Transformer-based-TWG-parsing

Statistical Parsing for Tree Wrapping Grammars with Transformer-based supertagging and A-star parsing

This the repository for the experiments for the LREC 2022 submission with the title "RRGparbank: A Parallel Role and Reference Grammar Treebank"

Installation

Also install the packages from the requirements.txt file.

The code works with the Python version 3.9

Here is the list of language models described in LREC paper:

Multilingual Model: Fine-tuned bert-base-multilingual-cased model download (1.7 GB)
English Model: Fine-tuned bert-base-cased model download (1.1 GB)
German Model: Fine-tuned bert-base-german-cased model download (1.1 GB)
French Model: Fine-tuned camembert-base model download (1.1 GB)
Russian Model: Fine-tuned rubert-base-cased-sentence model download (1.4 GB)
Multilingual DistilBERT: Fine-tuned distilbert-base-multilingual-cased model download (1 GB)

Unzip the downloaded model and rename the folder with the unzipped model to "best_model".

Parse a file with sentences using the file parse_twg.

It takes two arguments - input file with plain sentences and output file.

Please take a look at the example input and output files:

python parse_twg.py example_input_file.txt example_output_file.txt

The output format of the output file is discbracket (discontinuous bracket trees). Read more about this format here.

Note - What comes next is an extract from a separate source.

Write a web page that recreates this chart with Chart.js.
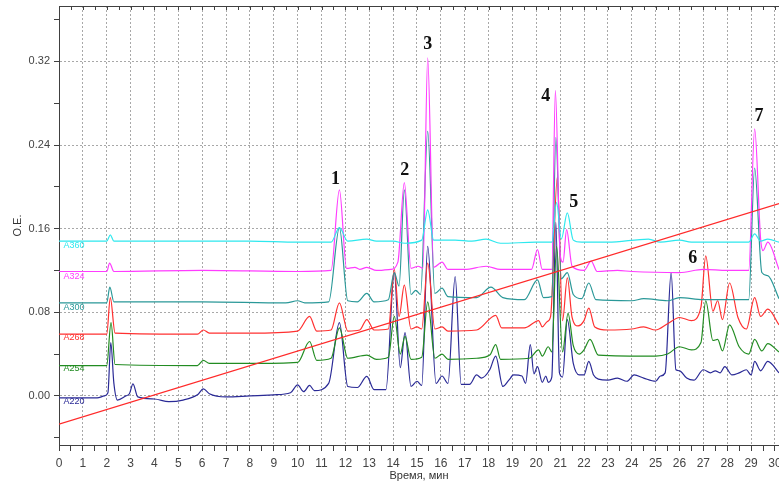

Please note that for the French model you need to rename the model name from "bert" to "camembert":

language_model = NERModel(
    "bert", "best_model", use_cuda=device # for French, replace "bert" with "camembert"
)

To use DistilBERT model, rename the model name from "bert" to "distilbert":

language_model = NERModel(
    "distilbert", "best_model", use_cuda=device 
)